- What is expected
Copy all entries without alteration and skip the pictures they hold.

Start of Stored rows

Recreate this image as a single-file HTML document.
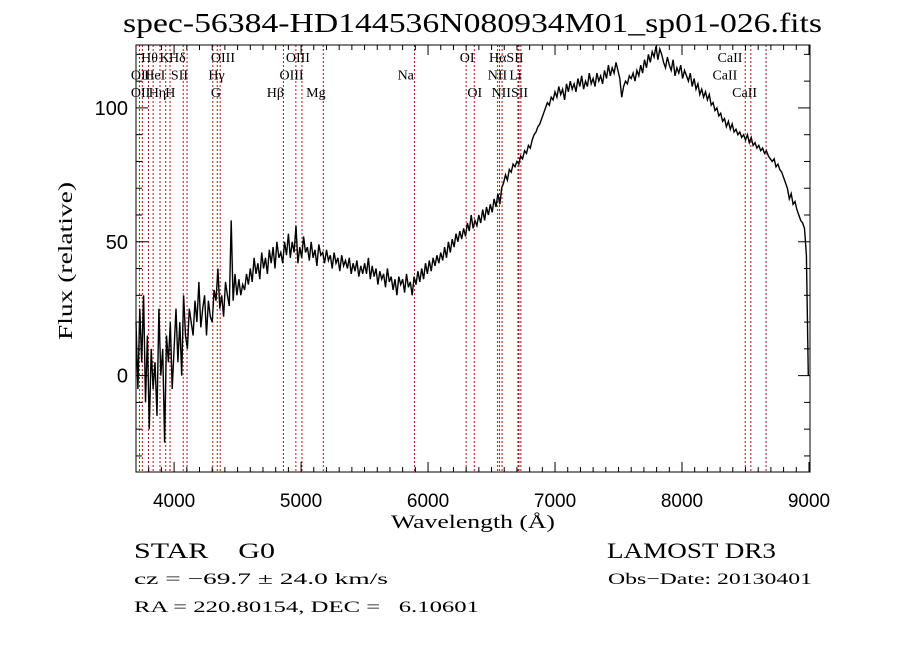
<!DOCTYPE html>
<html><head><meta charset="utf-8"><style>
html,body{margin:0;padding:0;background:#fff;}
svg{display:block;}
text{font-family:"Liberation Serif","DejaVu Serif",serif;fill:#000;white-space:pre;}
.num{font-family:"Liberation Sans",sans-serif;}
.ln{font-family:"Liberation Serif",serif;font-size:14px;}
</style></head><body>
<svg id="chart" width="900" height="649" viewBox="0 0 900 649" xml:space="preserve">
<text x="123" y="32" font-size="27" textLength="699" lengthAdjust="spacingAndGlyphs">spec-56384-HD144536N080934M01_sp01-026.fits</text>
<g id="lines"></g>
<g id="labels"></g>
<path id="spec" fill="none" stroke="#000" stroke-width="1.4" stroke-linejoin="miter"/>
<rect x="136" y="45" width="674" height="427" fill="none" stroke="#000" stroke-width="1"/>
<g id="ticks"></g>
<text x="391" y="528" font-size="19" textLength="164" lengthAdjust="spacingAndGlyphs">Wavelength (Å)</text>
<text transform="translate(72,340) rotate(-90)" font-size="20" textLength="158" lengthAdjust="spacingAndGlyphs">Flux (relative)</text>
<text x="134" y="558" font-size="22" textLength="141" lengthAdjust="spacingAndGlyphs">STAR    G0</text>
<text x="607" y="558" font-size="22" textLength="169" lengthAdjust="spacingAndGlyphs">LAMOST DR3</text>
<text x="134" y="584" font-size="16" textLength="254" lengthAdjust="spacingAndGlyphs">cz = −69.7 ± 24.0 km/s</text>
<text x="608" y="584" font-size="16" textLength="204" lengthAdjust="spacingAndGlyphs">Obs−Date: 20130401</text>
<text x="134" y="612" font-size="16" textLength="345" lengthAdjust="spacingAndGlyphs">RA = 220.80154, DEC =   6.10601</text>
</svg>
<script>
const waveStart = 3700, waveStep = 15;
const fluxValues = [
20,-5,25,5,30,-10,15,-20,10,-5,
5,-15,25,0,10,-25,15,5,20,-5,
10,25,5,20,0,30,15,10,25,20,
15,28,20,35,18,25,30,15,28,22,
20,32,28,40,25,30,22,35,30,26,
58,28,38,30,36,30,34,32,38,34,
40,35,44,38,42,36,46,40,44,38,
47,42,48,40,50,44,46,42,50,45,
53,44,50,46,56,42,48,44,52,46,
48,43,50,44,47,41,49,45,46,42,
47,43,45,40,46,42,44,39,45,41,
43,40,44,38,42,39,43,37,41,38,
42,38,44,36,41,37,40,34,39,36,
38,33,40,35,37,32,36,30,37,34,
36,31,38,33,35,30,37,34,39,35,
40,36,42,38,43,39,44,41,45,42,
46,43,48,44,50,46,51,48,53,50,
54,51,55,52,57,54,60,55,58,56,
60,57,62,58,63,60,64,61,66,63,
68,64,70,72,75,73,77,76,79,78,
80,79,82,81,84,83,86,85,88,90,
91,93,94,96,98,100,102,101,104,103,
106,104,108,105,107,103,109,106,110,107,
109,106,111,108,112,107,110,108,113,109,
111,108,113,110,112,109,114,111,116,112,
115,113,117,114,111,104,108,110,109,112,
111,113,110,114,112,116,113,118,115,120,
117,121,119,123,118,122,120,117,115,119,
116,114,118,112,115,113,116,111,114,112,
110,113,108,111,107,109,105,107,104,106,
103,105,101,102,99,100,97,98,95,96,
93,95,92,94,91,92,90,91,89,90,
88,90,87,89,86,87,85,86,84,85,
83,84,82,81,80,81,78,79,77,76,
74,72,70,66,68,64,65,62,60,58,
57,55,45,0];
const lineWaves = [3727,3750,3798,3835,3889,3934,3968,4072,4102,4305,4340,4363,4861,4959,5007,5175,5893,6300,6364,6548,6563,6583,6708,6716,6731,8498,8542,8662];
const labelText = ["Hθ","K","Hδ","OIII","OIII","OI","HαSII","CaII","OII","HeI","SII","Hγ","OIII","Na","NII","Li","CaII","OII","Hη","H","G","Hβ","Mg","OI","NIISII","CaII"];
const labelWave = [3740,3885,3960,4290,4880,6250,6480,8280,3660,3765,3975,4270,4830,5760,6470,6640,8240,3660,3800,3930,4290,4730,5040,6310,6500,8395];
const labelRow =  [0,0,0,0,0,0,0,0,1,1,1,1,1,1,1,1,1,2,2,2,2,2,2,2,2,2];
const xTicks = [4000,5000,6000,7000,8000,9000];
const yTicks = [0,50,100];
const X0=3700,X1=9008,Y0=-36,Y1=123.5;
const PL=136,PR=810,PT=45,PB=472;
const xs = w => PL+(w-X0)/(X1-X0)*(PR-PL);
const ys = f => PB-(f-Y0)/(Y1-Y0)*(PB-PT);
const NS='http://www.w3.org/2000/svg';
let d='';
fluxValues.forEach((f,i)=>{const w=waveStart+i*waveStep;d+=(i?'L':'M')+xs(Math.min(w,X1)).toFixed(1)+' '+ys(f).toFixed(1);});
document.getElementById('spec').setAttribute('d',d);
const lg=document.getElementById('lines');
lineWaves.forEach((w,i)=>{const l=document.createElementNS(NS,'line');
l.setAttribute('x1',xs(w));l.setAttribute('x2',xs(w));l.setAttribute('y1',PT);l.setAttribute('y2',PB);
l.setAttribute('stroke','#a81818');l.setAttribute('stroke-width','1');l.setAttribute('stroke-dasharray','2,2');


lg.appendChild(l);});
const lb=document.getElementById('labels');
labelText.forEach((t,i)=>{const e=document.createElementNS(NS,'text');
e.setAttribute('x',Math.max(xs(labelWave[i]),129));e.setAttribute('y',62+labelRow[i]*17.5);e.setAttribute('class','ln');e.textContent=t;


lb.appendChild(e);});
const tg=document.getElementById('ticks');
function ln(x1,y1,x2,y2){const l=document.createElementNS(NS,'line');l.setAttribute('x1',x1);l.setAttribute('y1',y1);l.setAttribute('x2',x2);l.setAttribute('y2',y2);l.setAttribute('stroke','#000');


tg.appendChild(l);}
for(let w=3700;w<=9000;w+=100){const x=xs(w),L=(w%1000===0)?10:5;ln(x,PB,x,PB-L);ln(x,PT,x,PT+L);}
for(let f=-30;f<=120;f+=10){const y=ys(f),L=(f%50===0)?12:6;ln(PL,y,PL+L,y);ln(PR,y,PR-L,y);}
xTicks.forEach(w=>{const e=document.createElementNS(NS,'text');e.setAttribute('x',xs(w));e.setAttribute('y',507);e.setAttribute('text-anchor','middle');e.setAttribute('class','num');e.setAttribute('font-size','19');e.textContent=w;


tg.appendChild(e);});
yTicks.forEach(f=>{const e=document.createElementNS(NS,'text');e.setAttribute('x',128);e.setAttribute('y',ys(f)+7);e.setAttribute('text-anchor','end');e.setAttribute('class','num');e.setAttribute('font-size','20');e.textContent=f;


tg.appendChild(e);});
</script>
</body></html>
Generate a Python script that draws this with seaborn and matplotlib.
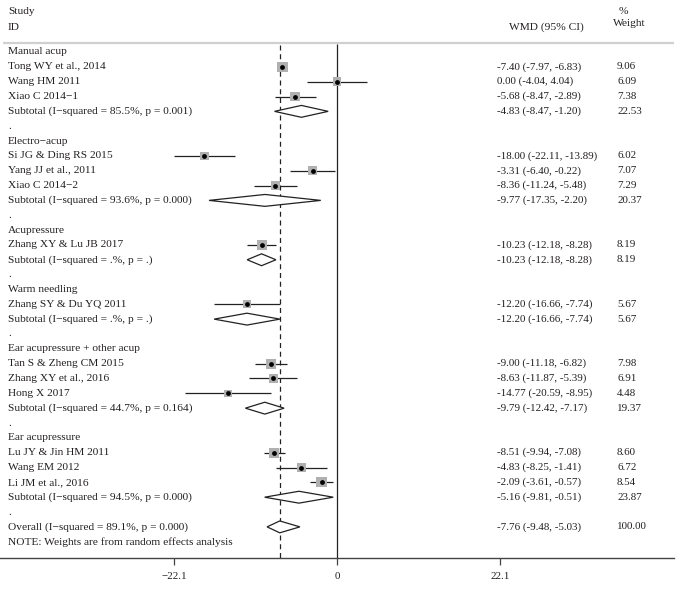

End of Stored rows

- Task response
Recreate this image as a single-file HTML document.
<!DOCTYPE html>
<html><head><meta charset="utf-8"><style>
html,body{margin:0;padding:0;background:#fff;}
svg{display:block;}
text{font-family:"Liberation Serif","DejaVu Serif",serif;fill:#000;white-space:pre;}
.num{font-family:"Liberation Sans",sans-serif;}
.ln{font-family:"Liberation Serif",serif;font-size:14px;}
</style></head><body>
<svg id="chart" width="900" height="649" viewBox="0 0 900 649" xml:space="preserve">
<text x="123" y="32" font-size="27" textLength="699" lengthAdjust="spacingAndGlyphs">spec-56384-HD144536N080934M01_sp01-026.fits</text>
<g id="lines"></g>
<g id="labels"></g>
<path id="spec" fill="none" stroke="#000" stroke-width="1.4" stroke-linejoin="miter"/>
<rect x="136" y="45" width="674" height="427" fill="none" stroke="#000" stroke-width="1"/>
<g id="ticks"></g>
<text x="391" y="528" font-size="19" textLength="164" lengthAdjust="spacingAndGlyphs">Wavelength (Å)</text>
<text transform="translate(72,340) rotate(-90)" font-size="20" textLength="158" lengthAdjust="spacingAndGlyphs">Flux (relative)</text>
<text x="134" y="558" font-size="22" textLength="141" lengthAdjust="spacingAndGlyphs">STAR    G0</text>
<text x="607" y="558" font-size="22" textLength="169" lengthAdjust="spacingAndGlyphs">LAMOST DR3</text>
<text x="134" y="584" font-size="16" textLength="254" lengthAdjust="spacingAndGlyphs">cz = −69.7 ± 24.0 km/s</text>
<text x="608" y="584" font-size="16" textLength="204" lengthAdjust="spacingAndGlyphs">Obs−Date: 20130401</text>
<text x="134" y="612" font-size="16" textLength="345" lengthAdjust="spacingAndGlyphs">RA = 220.80154, DEC =   6.10601</text>
</svg>
<script>
const waveStart = 3700, waveStep = 15;
const fluxValues = [
20,-5,25,5,30,-10,15,-20,10,-5,
5,-15,25,0,10,-25,15,5,20,-5,
10,25,5,20,0,30,15,10,25,20,
15,28,20,35,18,25,30,15,28,22,
20,32,28,40,25,30,22,35,30,26,
58,28,38,30,36,30,34,32,38,34,
40,35,44,38,42,36,46,40,44,38,
47,42,48,40,50,44,46,42,50,45,
53,44,50,46,56,42,48,44,52,46,
48,43,50,44,47,41,49,45,46,42,
47,43,45,40,46,42,44,39,45,41,
43,40,44,38,42,39,43,37,41,38,
42,38,44,36,41,37,40,34,39,36,
38,33,40,35,37,32,36,30,37,34,
36,31,38,33,35,30,37,34,39,35,
40,36,42,38,43,39,44,41,45,42,
46,43,48,44,50,46,51,48,53,50,
54,51,55,52,57,54,60,55,58,56,
60,57,62,58,63,60,64,61,66,63,
68,64,70,72,75,73,77,76,79,78,
80,79,82,81,84,83,86,85,88,90,
91,93,94,96,98,100,102,101,104,103,
106,104,108,105,107,103,109,106,110,107,
109,106,111,108,112,107,110,108,113,109,
111,108,113,110,112,109,114,111,116,112,
115,113,117,114,111,104,108,110,109,112,
111,113,110,114,112,116,113,118,115,120,
117,121,119,123,118,122,120,117,115,119,
116,114,118,112,115,113,116,111,114,112,
110,113,108,111,107,109,105,107,104,106,
103,105,101,102,99,100,97,98,95,96,
93,95,92,94,91,92,90,91,89,90,
88,90,87,89,86,87,85,86,84,85,
83,84,82,81,80,81,78,79,77,76,
74,72,70,66,68,64,65,62,60,58,
57,55,45,0];
const lineWaves = [3727,3750,3798,3835,3889,3934,3968,4072,4102,4305,4340,4363,4861,4959,5007,5175,5893,6300,6364,6548,6563,6583,6708,6716,6731,8498,8542,8662];
const labelText = ["Hθ","K","Hδ","OIII","OIII","OI","HαSII","CaII","OII","HeI","SII","Hγ","OIII","Na","NII","Li","CaII","OII","Hη","H","G","Hβ","Mg","OI","NIISII","CaII"];
const labelWave = [3740,3885,3960,4290,4880,6250,6480,8280,3660,3765,3975,4270,4830,5760,6470,6640,8240,3660,3800,3930,4290,4730,5040,6310,6500,8395];
const labelRow =  [0,0,0,0,0,0,0,0,1,1,1,1,1,1,1,1,1,2,2,2,2,2,2,2,2,2];
const xTicks = [4000,5000,6000,7000,8000,9000];
const yTicks = [0,50,100];
const X0=3700,X1=9008,Y0=-36,Y1=123.5;
const PL=136,PR=810,PT=45,PB=472;
const xs = w => PL+(w-X0)/(X1-X0)*(PR-PL);
const ys = f => PB-(f-Y0)/(Y1-Y0)*(PB-PT);
const NS='http://www.w3.org/2000/svg';
let d='';
fluxValues.forEach((f,i)=>{const w=waveStart+i*waveStep;d+=(i?'L':'M')+xs(Math.min(w,X1)).toFixed(1)+' '+ys(f).toFixed(1);});
document.getElementById('spec').setAttribute('d',d);
const lg=document.getElementById('lines');
lineWaves.forEach((w,i)=>{const l=document.createElementNS(NS,'line');
l.setAttribute('x1',xs(w));l.setAttribute('x2',xs(w));l.setAttribute('y1',PT);l.setAttribute('y2',PB);
l.setAttribute('stroke','#a81818');l.setAttribute('stroke-width','1');l.setAttribute('stroke-dasharray','2,2');


lg.appendChild(l);});
const lb=document.getElementById('labels');
labelText.forEach((t,i)=>{const e=document.createElementNS(NS,'text');
e.setAttribute('x',Math.max(xs(labelWave[i]),129));e.setAttribute('y',62+labelRow[i]*17.5);e.setAttribute('class','ln');e.textContent=t;


lb.appendChild(e);});
const tg=document.getElementById('ticks');
function ln(x1,y1,x2,y2){const l=document.createElementNS(NS,'line');l.setAttribute('x1',x1);l.setAttribute('y1',y1);l.setAttribute('x2',x2);l.setAttribute('y2',y2);l.setAttribute('stroke','#000');


tg.appendChild(l);}
for(let w=3700;w<=9000;w+=100){const x=xs(w),L=(w%1000===0)?10:5;ln(x,PB,x,PB-L);ln(x,PT,x,PT+L);}
for(let f=-30;f<=120;f+=10){const y=ys(f),L=(f%50===0)?12:6;ln(PL,y,PL+L,y);ln(PR,y,PR-L,y);}
xTicks.forEach(w=>{const e=document.createElementNS(NS,'text');e.setAttribute('x',xs(w));e.setAttribute('y',507);e.setAttribute('text-anchor','middle');e.setAttribute('class','num');e.setAttribute('font-size','19');e.textContent=w;


tg.appendChild(e);});
yTicks.forEach(f=>{const e=document.createElementNS(NS,'text');e.setAttribute('x',128);e.setAttribute('y',ys(f)+7);e.setAttribute('text-anchor','end');e.setAttribute('class','num');e.setAttribute('font-size','20');e.textContent=f;


tg.appendChild(e);});
</script>
</body></html>
Generate a Python script that draws this with seaborn and matplotlib.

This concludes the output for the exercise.